"""

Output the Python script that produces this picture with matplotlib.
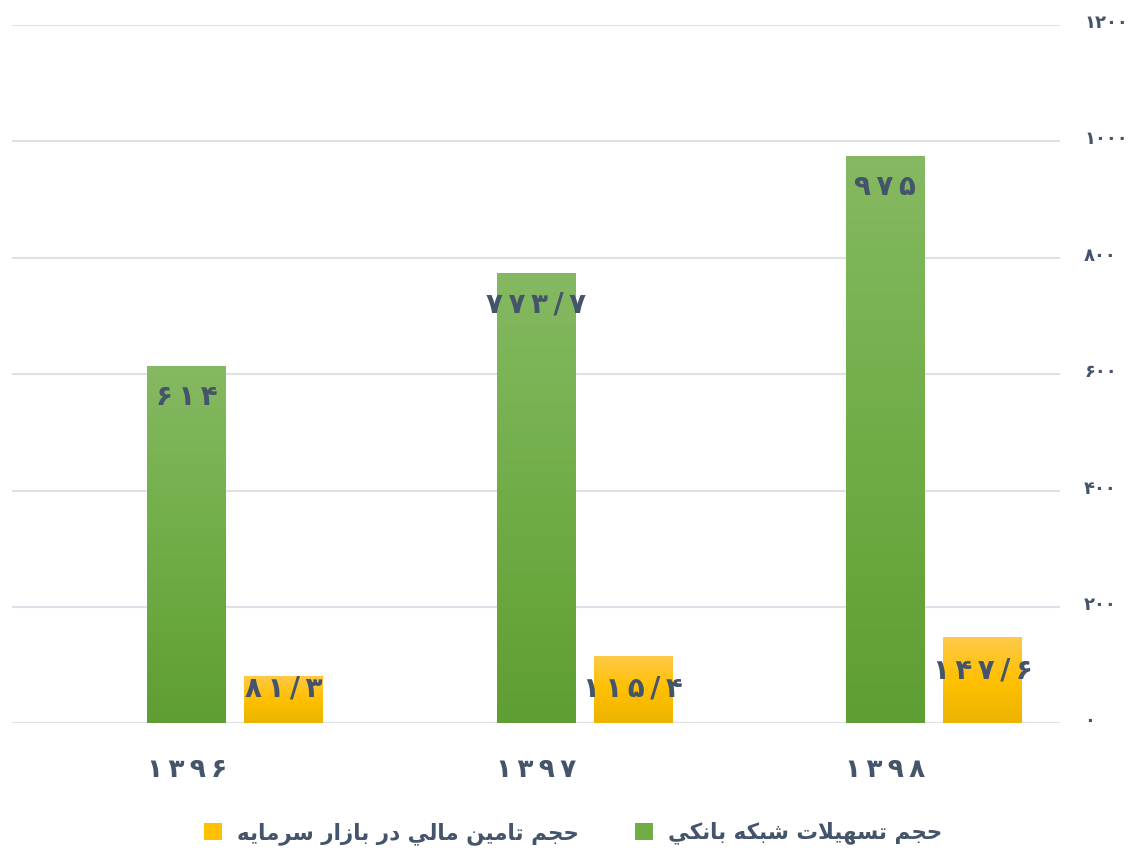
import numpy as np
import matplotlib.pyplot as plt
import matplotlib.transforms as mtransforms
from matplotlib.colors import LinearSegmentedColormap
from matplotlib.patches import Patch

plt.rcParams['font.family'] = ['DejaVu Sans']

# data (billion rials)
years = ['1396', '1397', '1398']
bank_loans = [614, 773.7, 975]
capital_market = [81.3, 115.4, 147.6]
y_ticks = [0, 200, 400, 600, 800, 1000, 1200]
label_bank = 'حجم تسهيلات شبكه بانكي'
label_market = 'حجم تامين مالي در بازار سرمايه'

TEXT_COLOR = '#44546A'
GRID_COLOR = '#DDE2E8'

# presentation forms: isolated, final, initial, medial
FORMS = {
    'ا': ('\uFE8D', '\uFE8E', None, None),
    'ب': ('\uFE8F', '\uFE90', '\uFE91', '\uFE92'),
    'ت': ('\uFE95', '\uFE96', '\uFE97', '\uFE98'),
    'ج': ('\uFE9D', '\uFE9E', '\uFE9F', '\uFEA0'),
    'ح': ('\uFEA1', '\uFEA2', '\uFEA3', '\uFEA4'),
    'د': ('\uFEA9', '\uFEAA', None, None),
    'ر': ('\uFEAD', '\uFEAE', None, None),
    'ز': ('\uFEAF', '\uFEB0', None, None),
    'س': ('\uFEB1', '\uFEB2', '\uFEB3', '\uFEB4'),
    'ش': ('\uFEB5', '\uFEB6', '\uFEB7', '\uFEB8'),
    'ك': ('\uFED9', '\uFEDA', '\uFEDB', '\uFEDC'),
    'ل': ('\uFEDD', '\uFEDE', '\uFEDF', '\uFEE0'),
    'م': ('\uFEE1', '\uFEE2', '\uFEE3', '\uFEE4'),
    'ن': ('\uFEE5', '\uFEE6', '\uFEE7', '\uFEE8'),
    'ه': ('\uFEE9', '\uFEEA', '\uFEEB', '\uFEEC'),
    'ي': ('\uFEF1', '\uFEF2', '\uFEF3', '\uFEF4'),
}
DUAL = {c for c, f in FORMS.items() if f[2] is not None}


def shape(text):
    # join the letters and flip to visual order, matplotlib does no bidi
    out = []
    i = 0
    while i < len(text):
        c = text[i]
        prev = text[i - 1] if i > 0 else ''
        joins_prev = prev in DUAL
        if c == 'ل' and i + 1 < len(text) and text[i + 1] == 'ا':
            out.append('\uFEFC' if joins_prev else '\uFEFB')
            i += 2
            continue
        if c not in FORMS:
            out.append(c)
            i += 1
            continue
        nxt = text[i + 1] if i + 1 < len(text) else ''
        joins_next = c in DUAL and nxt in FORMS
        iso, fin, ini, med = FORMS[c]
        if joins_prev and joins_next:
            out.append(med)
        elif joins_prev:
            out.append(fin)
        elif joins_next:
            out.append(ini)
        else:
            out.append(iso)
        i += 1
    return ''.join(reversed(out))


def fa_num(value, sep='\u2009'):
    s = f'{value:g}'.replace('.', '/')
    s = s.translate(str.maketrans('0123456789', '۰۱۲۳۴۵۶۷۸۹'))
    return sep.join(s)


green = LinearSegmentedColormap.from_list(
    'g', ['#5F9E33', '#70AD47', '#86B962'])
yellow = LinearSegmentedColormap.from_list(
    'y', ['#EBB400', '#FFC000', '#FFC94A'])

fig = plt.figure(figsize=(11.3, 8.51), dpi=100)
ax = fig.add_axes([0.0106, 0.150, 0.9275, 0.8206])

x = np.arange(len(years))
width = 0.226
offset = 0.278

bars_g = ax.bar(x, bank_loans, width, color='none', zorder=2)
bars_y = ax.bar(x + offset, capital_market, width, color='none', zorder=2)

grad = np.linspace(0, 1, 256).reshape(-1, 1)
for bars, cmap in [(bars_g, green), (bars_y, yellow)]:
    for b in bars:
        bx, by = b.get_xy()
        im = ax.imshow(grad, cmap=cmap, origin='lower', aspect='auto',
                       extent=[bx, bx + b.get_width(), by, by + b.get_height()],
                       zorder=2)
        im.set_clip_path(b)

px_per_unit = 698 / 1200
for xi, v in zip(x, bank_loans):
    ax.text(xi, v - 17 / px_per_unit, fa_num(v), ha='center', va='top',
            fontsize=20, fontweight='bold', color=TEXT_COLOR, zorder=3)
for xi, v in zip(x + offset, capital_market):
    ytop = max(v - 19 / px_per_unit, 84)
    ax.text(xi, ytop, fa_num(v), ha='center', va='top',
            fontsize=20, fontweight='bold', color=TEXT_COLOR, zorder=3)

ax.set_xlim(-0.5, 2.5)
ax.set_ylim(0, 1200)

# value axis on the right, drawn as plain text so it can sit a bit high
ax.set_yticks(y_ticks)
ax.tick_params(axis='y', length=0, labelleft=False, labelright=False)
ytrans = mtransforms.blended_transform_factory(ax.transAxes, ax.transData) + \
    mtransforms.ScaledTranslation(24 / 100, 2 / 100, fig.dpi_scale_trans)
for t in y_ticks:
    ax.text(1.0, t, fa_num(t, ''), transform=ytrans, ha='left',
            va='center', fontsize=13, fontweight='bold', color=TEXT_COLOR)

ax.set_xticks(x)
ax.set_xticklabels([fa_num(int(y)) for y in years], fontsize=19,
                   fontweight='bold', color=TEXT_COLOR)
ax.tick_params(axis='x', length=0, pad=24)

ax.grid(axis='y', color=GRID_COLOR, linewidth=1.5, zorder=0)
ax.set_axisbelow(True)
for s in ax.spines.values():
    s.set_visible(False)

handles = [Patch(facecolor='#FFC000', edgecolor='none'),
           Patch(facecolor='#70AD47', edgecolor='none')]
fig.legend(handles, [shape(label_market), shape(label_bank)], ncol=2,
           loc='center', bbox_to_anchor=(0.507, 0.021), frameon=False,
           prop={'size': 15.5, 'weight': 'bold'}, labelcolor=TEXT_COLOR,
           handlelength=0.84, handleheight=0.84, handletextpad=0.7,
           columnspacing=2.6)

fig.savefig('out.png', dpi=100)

"""
"""

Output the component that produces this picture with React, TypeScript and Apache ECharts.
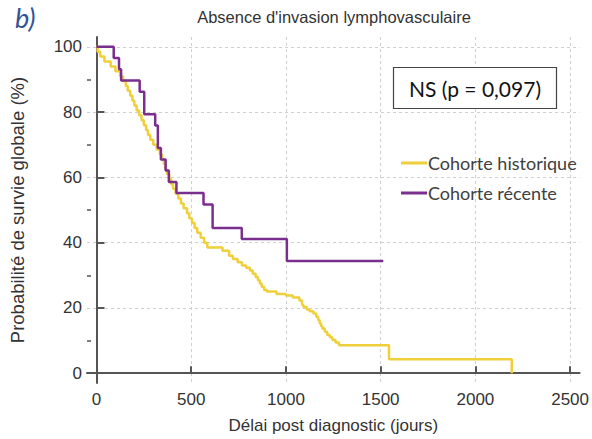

"""

§ DIRECTIONS FOR THIS TASK:
Copy the lines above exactly, starting at the one with "Output the Python" and ending at the one with "GRID_COLOR = '#DDE2E8'", both included. Leave out any pictures and add nothing else.

§ COMPLETE ANSWER:
Output the Python script that produces this picture with matplotlib.
import numpy as np
import matplotlib.pyplot as plt
import matplotlib.transforms as mtransforms
from matplotlib.colors import LinearSegmentedColormap
from matplotlib.patches import Patch

plt.rcParams['font.family'] = ['DejaVu Sans']

# data (billion rials)
years = ['1396', '1397', '1398']
bank_loans = [614, 773.7, 975]
capital_market = [81.3, 115.4, 147.6]
y_ticks = [0, 200, 400, 600, 800, 1000, 1200]
label_bank = 'حجم تسهيلات شبكه بانكي'
label_market = 'حجم تامين مالي در بازار سرمايه'

TEXT_COLOR = '#44546A'
GRID_COLOR = '#DDE2E8'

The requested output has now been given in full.